Le dispositif est original et signifiant.  D’un côté, il y a comme une sorte de réalité urbaine, désordonnée, fouillis, incompréhensible dans sa diversité et son foisonnement. De l’autre, il y a le récit qui en isole des facettes, l’organise, lui donne sens grâce au langage.  Chaque panorama peut ainsi être éclairé de façon différente, invitant à aller au-delà des apparences pour lui donner du sens, le sens de l’existence de ces individualités qui se croisent, et dont on connait, ou pas, les buts, les ressorts, les destins.

Vivre la ville, un livre objet qui s’apparente à un livre d’artiste, un livre dont la structure est porteuse d’un regard poétique plein d’humanité sur celles et ceux qui se croisent, sur les vies minuscules qui forment un grand tout.

Lire aussi la chronique d’Anne Marie Mercier 

Amie

Amie
Icinori
La Partie 2024

Le sommeil de la raison…

Par Michel Driol

Que se cache-t-il sous la couverture intrigante ? Un doudou ? un animal ? Un fantôme ? Une ombre qui rôde, inquiétante, démentant le titre, amie ? Les pages de garde présentent un paysage urbain aux maisons bien uniformes, tandis qu’un adulte entraine un enfant.
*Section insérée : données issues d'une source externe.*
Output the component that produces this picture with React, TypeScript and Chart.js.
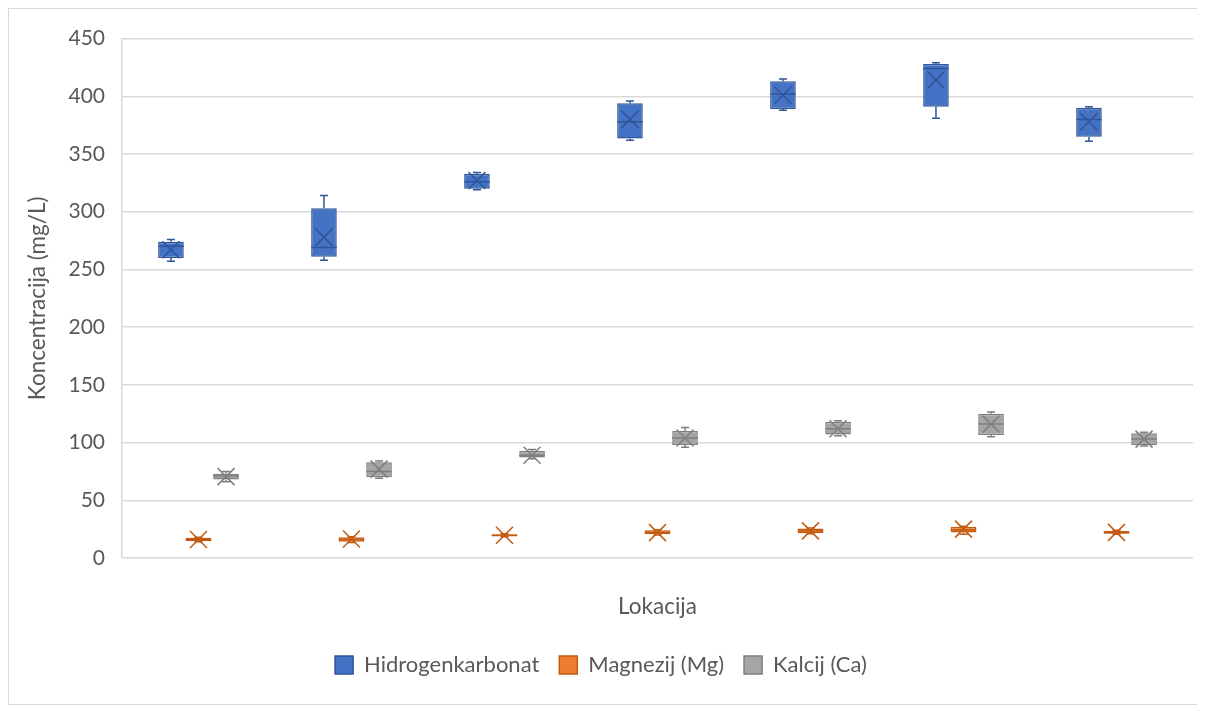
import React, { useEffect, useRef } from "react";
import { Chart, registerables } from "chart.js";

Chart.register(...registerables);

// ---- data ----
const lokacije = ["1", "2", "3", "4", "5", "6", "7"];
const seriesNames = ["Hidrogenkarbonat", "Magnezij (Mg)", "Kalcij (Ca)"];

const hcoMin = [257, 258, 319, 362, 388, 381, 361];
const hcoQ1 = [260, 261, 320, 363.5, 389, 391, 365];
const hcoMedian = [270, 269, 326, 378, 402, 424, 380];
const hcoQ3 = [274, 303, 333, 394, 413, 428, 390];
const hcoMax = [276, 314, 334, 396, 415, 429, 391];
const hcoMean = [267, 278, 327, 380, 401, 414, 378];

const mgMin = [14, 13.5, 18.5, 20, 21, 20.5, 20.5];
const mgQ1 = [14.5, 14, 19, 20.5, 21.5, 22, 21];
const mgMedian = [16, 16, 19.5, 22, 23.5, 24.5, 22];
const mgQ3 = [17.5, 18, 20.5, 24, 25.5, 27, 23.5];
const mgMax = [18, 18.5, 21, 24.5, 26, 27.5, 24];
const mgMean = [16, 16.5, 19.7, 22, 23.5, 25, 22.2];

const caMin = [66, 69, 86, 96, 106, 105, 97];
const caQ1 = [68, 70, 87, 98, 107, 106.5, 98];
const caMedian = [71, 75, 89, 104, 112, 116, 103];
const caQ3 = [73, 83, 93, 110, 118, 125, 108];
const caMax = [75, 84, 94, 113, 119, 126.5, 109];
const caMean = [70.5, 77, 89, 104, 112, 116, 103];

const yMin = 0;
const yMax = 450;
const yStep = 50;

const fills = ["#4472C4", "#ED7D31", "#A5A5A5"];
const borders = ["#2F5597", "#C55A11", "#7F7F7F"];

const stats = [
  { min: hcoMin, q1: hcoQ1, med: hcoMedian, q3: hcoQ3, max: hcoMax, mean: hcoMean },
  { min: mgMin, q1: mgQ1, med: mgMedian, q3: mgQ3, max: mgMax, mean: mgMean },
  { min: caMin, q1: caQ1, med: caMedian, q3: caQ3, max: caMax, mean: caMean },
];

const FONT = "Lato";
const TEXT = "#595959";

const boxPlugin = {
  id: "boxWhisker",
  afterDatasetsDraw(chart: any) {
    const ctx = chart.ctx;
    const ys = chart.scales.y;
    stats.forEach((s, d) => {
      const meta = chart.getDatasetMeta(d);
      meta.data.forEach((el: any, i: number) => {
        const { x, width } = el.getProps(["x", "width"], true);
        const yMaxP = ys.getPixelForValue(s.max[i]);
        const yMinP = ys.getPixelForValue(s.min[i]);
        const yQ1 = ys.getPixelForValue(s.q1[i]);
        const yQ3 = ys.getPixelForValue(s.q3[i]);
        const yMed = ys.getPixelForValue(s.med[i]);
        const yMean = ys.getPixelForValue(s.mean[i]);
        ctx.save();
        ctx.strokeStyle = borders[d];
        ctx.lineWidth = 1.5;
        const cap = 4;
        ctx.beginPath();
        ctx.moveTo(x, yQ3);
        ctx.lineTo(x, yMaxP);
        ctx.moveTo(x - cap, yMaxP);
        ctx.lineTo(x + cap, yMaxP);
        ctx.moveTo(x, yQ1);
        ctx.lineTo(x, yMinP);
        ctx.moveTo(x - cap, yMinP);
        ctx.lineTo(x + cap, yMinP);
        // median
        ctx.moveTo(x - width / 2, yMed);
        ctx.lineTo(x + width / 2, yMed);
        ctx.stroke();
        // mean marker X
        const h = 8.5;
        ctx.beginPath();
        ctx.moveTo(x - h, yMean - h);
        ctx.lineTo(x + h, yMean + h);
        ctx.moveTo(x + h, yMean - h);
        ctx.lineTo(x - h, yMean + h);
        ctx.stroke();
        ctx.restore();
      });
    });
  },
};

export default function App() {
  const ref = useRef<HTMLCanvasElement | null>(null);

  useEffect(() => {
    document.documentElement.style.overflow = "hidden";
    const canvas = ref.current;
    if (!canvas) return;
    const datasets = stats.map((s, d) => ({
      label: seriesNames[d],
      data: s.q1.map((v, i) => [v, s.q3[i]]),
      backgroundColor: fills[d],
      borderColor: borders[d],
      borderWidth: 1.5,
      borderSkipped: false,
      categoryPercentage: 0.54,
      barPercentage: 0.93,
    }));
    const chart = new Chart(canvas, {
      type: "bar",
      data: { labels: lokacije, datasets: datasets as any },
      options: {
        animation: false,
        responsive: false,
        layout: { padding: { left: 0, right: 12, top: 29, bottom: 18 } },
        plugins: {
          tooltip: { enabled: false },
          legend: {
            position: "bottom",
            labels: {
              font: { family: FONT, size: 22 },
              color: TEXT,
              boxWidth: 18,
              boxHeight: 18,
              padding: 20,
            },
          },
        },
        scales: {
          x: {
            ticks: { display: false },
            grid: { display: false },
            border: { display: false },
            title: {
              display: true,
              text: "Lokacija",
              color: TEXT,
              font: { family: FONT, size: 22.5 },
              padding: { top: 27, bottom: 14 },
            },
          },
          y: {
            min: yMin,
            max: yMax,
            ticks: {
              stepSize: yStep,
              color: TEXT,
              font: { family: FONT, size: 21 },
              padding: 17,
            },
            grid: { color: "#d9d9d9", lineWidth: 1.5, drawTicks: false },
            border: { display: true, color: "#d9d9d9", width: 1.5 },
            title: {
              display: true,
              text: "Koncentracija (mg/L)",
              color: TEXT,
              font: { family: FONT, size: 22.5 },
              padding: { top: 15.5, bottom: 0 },
            },
            afterFit(scale: any) {
              scale.width = 113;
            },
          },
        },
      },
      plugins: [boxPlugin],
    });
    return () => chart.destroy();
  }, []);

  return (
    <div
      style={{
        borderTop: "1px solid #d9d9d9",
        borderLeft: "1px solid #d9d9d9",
        borderBottom: "1px solid #d9d9d9",
        width: 1196,
        height: 695,
        background: "#fff",
      }}
    >
      <canvas ref={ref} width={1196} height={695} style={{ display: "block" }} />
    </div>
  );
}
Question de l’enfant : Qu’y a-t-il là-bas, au–delà des montagnes ? Réponse de l’adulte : Viens, la nuit tombe. Puis les images montrent l’animal de couverture, une chauvesouris, pénétrer dans la chambre de l’enfant, et l’emmener dans une grotte, dans un paysage peuplé d’étranges animaux,  dans un somptueux palais habité par un singe géant, et c’est le retour au petit matin, au petit déjeuner.

Très concis, minimaliste, le texte joue à la façon des cartons des films muets, posant quelques repères temporels, des paroles, des indications de lieu. Mais l’essentiel est dans les illustrations très oniriques, aux dominantes rouges et vert, qui disent le pouvoir de l’imagination de s’affranchir des limites pour aller dans un monde fantastique qui n’a rien d’effrayant. C’est un enlèvement, mais tout est bienveillant. Pas de maxi monstres dans le pays que l’on parcourt, mais une sorte de grâce animale, florale, où rien n’est ce qu’il semble être, à bien y regarder de près. Les pattes d’un animal sont des mains humaines, les têtes sont des fleurs. Le serpent menaçant a deux jambes humaines… Cet imaginaire envoie aussi à des images connues des adultes au moins : images du paradis terrestre, de certains tableaux de la Renaissance évoqués par la perspective des colonnes ou les paysages bucoliques visibles à travers les arches, singes aveugles, muets et sourds…

Cette ode à l’imagination, qui invite à aller au-delà des montagnes, au-delà de la nuit, protégé par cette amie qui sert de guide, de passeur se déroule dans un univers graphique bien particulier. On y trouve à la fois des lignes rouges et vertes, très géométriques, tantôt droites, tantôt courbes  mais aussi des formes plus fluides. Chaque image est construite à partir d’une profusion d’objets, de techniques qui introduisent vraiment dans un autre univers mystérieux, bien loin de la sagesse monotone des petites maisons des pages de garde.

Icinori, un duo d’artistes composé de Mayumi Otero et de Raphaël Urwiller, propose ici un rêve insolite, merveilleux, pour donner envie de s’évader loin du réel terne, fade et ennuyeux.